### [EXERCISE OBJECTIVE]
For the copy, please give all of the data again exactly and leave the pictures out.
━━━━━━━━
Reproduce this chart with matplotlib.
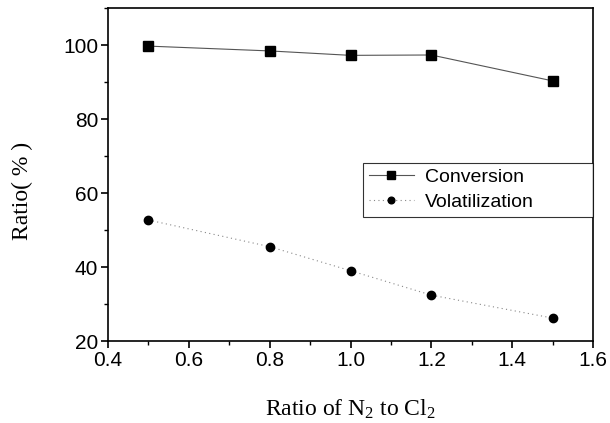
import matplotlib
matplotlib.use("Agg")
import matplotlib as mpl
import matplotlib.pyplot as plt
from matplotlib.ticker import MultipleLocator

mpl.rcParams["mathtext.fontset"] = "custom"
mpl.rcParams["mathtext.rm"] = "Liberation Serif"
mpl.rcParams["mathtext.it"] = "Liberation Serif:italic"

ratio = [0.5, 0.8, 1.0, 1.2, 1.5]
conversion = [99.7, 98.4, 97.2, 97.3, 90.3]
volatilization = [52.7, 45.5, 39.0, 32.4, 26.2]

fig = plt.figure(figsize=(6.10, 4.23), dpi=100)
ax = fig.add_axes([108/610, 1-341/423, (593-108)/610, (341-8)/423])

ax.plot(ratio, conversion, color="#555555", lw=0.8, marker="s", ms=6.5,
        mfc="black", mec="black", label="Conversion")
ax.plot(ratio, volatilization, color="#888888", lw=0.8, ls=(0, (1, 3)),
        marker="o", ms=6, mfc="black", mec="black", label="Volatilization")

ax.set_xlim(0.4, 1.6)
ax.set_ylim(20, 110)
ax.xaxis.set_major_locator(MultipleLocator(0.2))
ax.xaxis.set_minor_locator(MultipleLocator(0.1))
ax.yaxis.set_major_locator(MultipleLocator(20))
ax.yaxis.set_minor_locator(MultipleLocator(10))
ax.tick_params(which="major", direction="out", length=5, width=1.2,
               labelsize=15, top=False, right=False, pad=2)
ax.tick_params(which="minor", direction="out", length=3, width=1.0,
               top=False, right=False)
for lab in ax.get_xticklabels() + ax.get_yticklabels():
    lab.set_family("Liberation Sans")
for s in ax.spines.values():
    s.set_linewidth(1.2)

ax.set_xlabel(r"Ratio of N$_2$ to Cl$_2$", family="Liberation Serif",
              fontsize=17, labelpad=20)
ax.set_ylabel("Ratio( % )", family="Liberation Serif", fontsize=17)
ax.yaxis.set_label_coords(-0.155, 0.45)

leg = ax.legend(loc="upper left", bbox_to_anchor=(0.526, 0.357, 0.474, 0.178),
                mode="expand",
                prop={"family": "Liberation Sans", "size": 14},
                frameon=True, fancybox=False, edgecolor="black",
                borderpad=0.3, handlelength=2.3, handletextpad=0.6,
                labelspacing=0.35, borderaxespad=0, markerscale=0.8)
leg.get_frame().set_linewidth(0.8)

fig.savefig("out.png", dpi=100)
━━━━━━━━
### [RESULT BELOW]
Reproduce this chart with matplotlib.
import matplotlib
matplotlib.use("Agg")
import matplotlib as mpl
import matplotlib.pyplot as plt
from matplotlib.ticker import MultipleLocator

mpl.rcParams["mathtext.fontset"] = "custom"
mpl.rcParams["mathtext.rm"] = "Liberation Serif"
mpl.rcParams["mathtext.it"] = "Liberation Serif:italic"

ratio = [0.5, 0.8, 1.0, 1.2, 1.5]
conversion = [99.7, 98.4, 97.2, 97.3, 90.3]
volatilization = [52.7, 45.5, 39.0, 32.4, 26.2]

fig = plt.figure(figsize=(6.10, 4.23), dpi=100)
ax = fig.add_axes([108/610, 1-341/423, (593-108)/610, (341-8)/423])

ax.plot(ratio, conversion, color="#555555", lw=0.8, marker="s", ms=6.5,
        mfc="black", mec="black", label="Conversion")
ax.plot(ratio, volatilization, color="#888888", lw=0.8, ls=(0, (1, 3)),
        marker="o", ms=6, mfc="black", mec="black", label="Volatilization")

ax.set_xlim(0.4, 1.6)
ax.set_ylim(20, 110)
ax.xaxis.set_major_locator(MultipleLocator(0.2))
ax.xaxis.set_minor_locator(MultipleLocator(0.1))
ax.yaxis.set_major_locator(MultipleLocator(20))
ax.yaxis.set_minor_locator(MultipleLocator(10))
ax.tick_params(which="major", direction="out", length=5, width=1.2,
               labelsize=15, top=False, right=False, pad=2)
ax.tick_params(which="minor", direction="out", length=3, width=1.0,
               top=False, right=False)
for lab in ax.get_xticklabels() + ax.get_yticklabels():
    lab.set_family("Liberation Sans")
for s in ax.spines.values():
    s.set_linewidth(1.2)

ax.set_xlabel(r"Ratio of N$_2$ to Cl$_2$", family="Liberation Serif",
              fontsize=17, labelpad=20)
ax.set_ylabel("Ratio( % )", family="Liberation Serif", fontsize=17)
ax.yaxis.set_label_coords(-0.155, 0.45)

leg = ax.legend(loc="upper left", bbox_to_anchor=(0.526, 0.357, 0.474, 0.178),
                mode="expand",
                prop={"family": "Liberation Sans", "size": 14},
                frameon=True, fancybox=False, edgecolor="black",
                borderpad=0.3, handlelength=2.3, handletextpad=0.6,
                labelspacing=0.35, borderaxespad=0, markerscale=0.8)
leg.get_frame().set_linewidth(0.8)

fig.savefig("out.png", dpi=100)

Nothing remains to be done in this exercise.